Canada Launches A Startup Visa To Lure Entrepreneurs
Rock Center Fellow Vivek Wadhwa spoke with Nick Leiber from Business Week-Bloomberg on a new pilot program out of Canada, which allows foreign nationals with funding from a government approved list of venture capital firms to apply for immediate permanent residency, and the amount of jobs is could potentially create.
Warning to Silicon Valley and Bangalore: Canada wants to poach your entrepreneurs. The country, which already has one of the world’s most open immigration policies, began accepting applications for a new visa for highly skilled entrepreneurs on April 1. Under the pilot program, foreign nationals with funding from a government-approved list of about two dozen Canadian venture capital firms or angel investor groups can apply for immediate permanent residency. “If a Canadian venture capitalist is going to invest in a startup, we’d rather that business [be located] in Canada than India or Silicon Valley or somewhere else overseas,” says Jason Kenney, Canada’s citizenship, immigration, and multiculturalism minister.
The country joins a growing list of nations, including Australia, Chile, and the U.K., that have recently introduced or revamped visas designed to woo foreign entrepreneurs. Unlike Canada, most only grant permanent residency once startups can prove they’re having a positive economic impact—an assessment usually based on the number of well-paying jobs created.

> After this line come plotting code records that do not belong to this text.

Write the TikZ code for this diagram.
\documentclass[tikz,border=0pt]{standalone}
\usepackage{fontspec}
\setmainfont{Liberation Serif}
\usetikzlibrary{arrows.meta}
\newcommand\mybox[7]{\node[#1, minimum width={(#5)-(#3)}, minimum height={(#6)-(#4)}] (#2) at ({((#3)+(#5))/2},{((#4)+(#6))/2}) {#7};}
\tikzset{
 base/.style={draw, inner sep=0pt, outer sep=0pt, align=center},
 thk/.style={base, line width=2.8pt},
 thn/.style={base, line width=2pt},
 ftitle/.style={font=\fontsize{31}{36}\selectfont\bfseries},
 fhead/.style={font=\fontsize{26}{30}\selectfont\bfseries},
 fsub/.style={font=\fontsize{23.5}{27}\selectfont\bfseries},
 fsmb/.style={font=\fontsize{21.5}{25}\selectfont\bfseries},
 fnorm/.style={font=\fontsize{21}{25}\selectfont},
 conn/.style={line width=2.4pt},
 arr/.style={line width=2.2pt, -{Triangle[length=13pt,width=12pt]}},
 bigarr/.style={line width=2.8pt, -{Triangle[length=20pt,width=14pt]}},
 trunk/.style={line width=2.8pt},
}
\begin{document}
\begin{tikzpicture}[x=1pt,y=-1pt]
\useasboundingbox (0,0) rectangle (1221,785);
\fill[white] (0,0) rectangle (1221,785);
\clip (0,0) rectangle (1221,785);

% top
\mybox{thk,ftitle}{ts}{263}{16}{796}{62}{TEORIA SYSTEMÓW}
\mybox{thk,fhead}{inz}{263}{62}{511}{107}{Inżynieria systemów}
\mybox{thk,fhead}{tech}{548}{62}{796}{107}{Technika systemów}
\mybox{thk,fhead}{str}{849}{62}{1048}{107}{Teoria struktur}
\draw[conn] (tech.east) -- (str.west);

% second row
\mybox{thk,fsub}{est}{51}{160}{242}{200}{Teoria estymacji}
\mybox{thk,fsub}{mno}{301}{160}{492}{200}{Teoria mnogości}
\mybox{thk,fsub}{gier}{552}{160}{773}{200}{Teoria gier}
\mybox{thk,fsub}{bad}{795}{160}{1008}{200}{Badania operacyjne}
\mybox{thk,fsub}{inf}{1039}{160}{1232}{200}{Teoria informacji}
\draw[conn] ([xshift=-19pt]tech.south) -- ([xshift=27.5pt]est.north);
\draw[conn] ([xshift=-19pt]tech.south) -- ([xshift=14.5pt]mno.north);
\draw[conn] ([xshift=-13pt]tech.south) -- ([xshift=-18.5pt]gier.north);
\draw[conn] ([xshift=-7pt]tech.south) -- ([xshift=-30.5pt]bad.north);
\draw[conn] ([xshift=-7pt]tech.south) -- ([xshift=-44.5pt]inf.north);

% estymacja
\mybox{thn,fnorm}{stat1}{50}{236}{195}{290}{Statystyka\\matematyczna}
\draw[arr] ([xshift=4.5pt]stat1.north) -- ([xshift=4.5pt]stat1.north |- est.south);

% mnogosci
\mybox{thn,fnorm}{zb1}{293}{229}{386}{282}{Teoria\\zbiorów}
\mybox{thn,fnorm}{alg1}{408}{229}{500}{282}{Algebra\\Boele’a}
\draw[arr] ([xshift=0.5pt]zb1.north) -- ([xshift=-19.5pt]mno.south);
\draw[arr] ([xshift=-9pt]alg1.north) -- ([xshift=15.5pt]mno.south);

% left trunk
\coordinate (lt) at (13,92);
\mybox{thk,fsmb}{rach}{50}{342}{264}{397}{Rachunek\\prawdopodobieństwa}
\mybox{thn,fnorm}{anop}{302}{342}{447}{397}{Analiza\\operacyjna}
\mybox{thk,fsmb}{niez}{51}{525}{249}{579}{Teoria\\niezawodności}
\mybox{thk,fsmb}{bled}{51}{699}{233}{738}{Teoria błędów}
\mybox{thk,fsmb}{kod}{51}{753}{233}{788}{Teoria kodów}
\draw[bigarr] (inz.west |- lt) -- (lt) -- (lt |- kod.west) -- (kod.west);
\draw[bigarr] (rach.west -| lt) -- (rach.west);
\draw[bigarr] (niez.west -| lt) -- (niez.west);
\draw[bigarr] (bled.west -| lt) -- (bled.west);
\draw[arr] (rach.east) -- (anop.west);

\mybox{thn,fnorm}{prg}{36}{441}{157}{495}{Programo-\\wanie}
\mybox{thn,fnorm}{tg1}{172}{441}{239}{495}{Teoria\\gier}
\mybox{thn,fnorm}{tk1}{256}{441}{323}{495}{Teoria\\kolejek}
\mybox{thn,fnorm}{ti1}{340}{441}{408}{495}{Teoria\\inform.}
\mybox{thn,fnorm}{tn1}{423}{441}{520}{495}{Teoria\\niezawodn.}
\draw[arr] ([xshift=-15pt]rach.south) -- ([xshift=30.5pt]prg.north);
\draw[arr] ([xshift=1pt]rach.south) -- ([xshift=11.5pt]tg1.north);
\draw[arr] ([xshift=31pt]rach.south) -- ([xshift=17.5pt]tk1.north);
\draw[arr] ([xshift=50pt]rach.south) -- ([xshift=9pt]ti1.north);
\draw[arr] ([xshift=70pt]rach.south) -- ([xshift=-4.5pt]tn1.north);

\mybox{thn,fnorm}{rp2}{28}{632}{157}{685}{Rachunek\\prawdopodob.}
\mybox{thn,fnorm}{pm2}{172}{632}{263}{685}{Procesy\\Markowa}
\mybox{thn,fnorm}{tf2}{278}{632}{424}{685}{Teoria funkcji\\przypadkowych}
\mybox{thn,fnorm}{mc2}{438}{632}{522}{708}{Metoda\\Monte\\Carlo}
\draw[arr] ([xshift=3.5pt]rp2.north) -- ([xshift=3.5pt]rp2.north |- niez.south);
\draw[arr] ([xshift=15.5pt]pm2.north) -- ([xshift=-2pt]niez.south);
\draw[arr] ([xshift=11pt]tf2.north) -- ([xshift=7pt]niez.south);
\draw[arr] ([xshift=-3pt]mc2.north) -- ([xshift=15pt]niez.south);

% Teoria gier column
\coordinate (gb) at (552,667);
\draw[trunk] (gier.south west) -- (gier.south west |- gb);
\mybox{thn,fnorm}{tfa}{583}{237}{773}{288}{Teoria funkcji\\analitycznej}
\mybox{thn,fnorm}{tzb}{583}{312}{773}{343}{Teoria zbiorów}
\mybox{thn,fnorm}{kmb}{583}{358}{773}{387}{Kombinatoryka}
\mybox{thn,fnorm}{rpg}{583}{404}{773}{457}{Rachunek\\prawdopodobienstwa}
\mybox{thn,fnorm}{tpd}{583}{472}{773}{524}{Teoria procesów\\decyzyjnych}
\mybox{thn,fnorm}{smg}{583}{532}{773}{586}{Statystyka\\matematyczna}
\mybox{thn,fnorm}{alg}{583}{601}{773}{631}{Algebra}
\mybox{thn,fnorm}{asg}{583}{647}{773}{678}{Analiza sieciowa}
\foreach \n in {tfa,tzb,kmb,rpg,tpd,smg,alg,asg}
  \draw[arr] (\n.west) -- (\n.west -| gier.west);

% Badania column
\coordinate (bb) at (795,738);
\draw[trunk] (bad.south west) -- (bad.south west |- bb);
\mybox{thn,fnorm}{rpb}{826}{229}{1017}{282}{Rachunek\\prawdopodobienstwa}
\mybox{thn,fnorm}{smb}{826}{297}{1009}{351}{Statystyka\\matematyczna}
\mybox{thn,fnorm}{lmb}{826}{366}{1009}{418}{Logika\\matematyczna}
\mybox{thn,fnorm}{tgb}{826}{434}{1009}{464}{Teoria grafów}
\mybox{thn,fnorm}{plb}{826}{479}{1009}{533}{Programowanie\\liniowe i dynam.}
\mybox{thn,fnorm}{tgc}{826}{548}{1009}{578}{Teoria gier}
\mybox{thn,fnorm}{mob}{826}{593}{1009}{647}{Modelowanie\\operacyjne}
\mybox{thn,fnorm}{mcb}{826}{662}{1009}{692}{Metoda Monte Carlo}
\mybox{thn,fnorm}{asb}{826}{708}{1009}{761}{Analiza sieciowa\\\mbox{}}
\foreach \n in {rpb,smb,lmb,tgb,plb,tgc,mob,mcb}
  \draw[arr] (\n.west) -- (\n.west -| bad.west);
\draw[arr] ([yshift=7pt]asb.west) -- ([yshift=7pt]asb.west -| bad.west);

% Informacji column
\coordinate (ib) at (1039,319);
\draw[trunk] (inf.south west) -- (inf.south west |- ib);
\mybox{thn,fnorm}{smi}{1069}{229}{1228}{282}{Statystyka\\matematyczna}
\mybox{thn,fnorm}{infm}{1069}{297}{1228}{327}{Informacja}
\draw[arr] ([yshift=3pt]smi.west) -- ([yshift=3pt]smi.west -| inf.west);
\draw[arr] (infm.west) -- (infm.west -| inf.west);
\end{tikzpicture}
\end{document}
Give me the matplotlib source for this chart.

The law would create up to 75,000 visas for immigrant entrepreneurs who invest at least $100,000 in or raise that amount for their ventures. The Kauffman Foundation, a Kansas City (Mo.)-based organization that supports entrepreneurship, estimates that 500,000 to 1.6 million new jobs could be created as a result of the program over the next decade. "This can lead to tens of thousands of new startups," says Vivek Wadhwa, an academic and the author of The Immigrant Exodus: Why America Is Losing the Global Race to Capture Entrepreneurial Talent, in an e-mail. "It will do wonders for the economy without costing taxpayers a cent."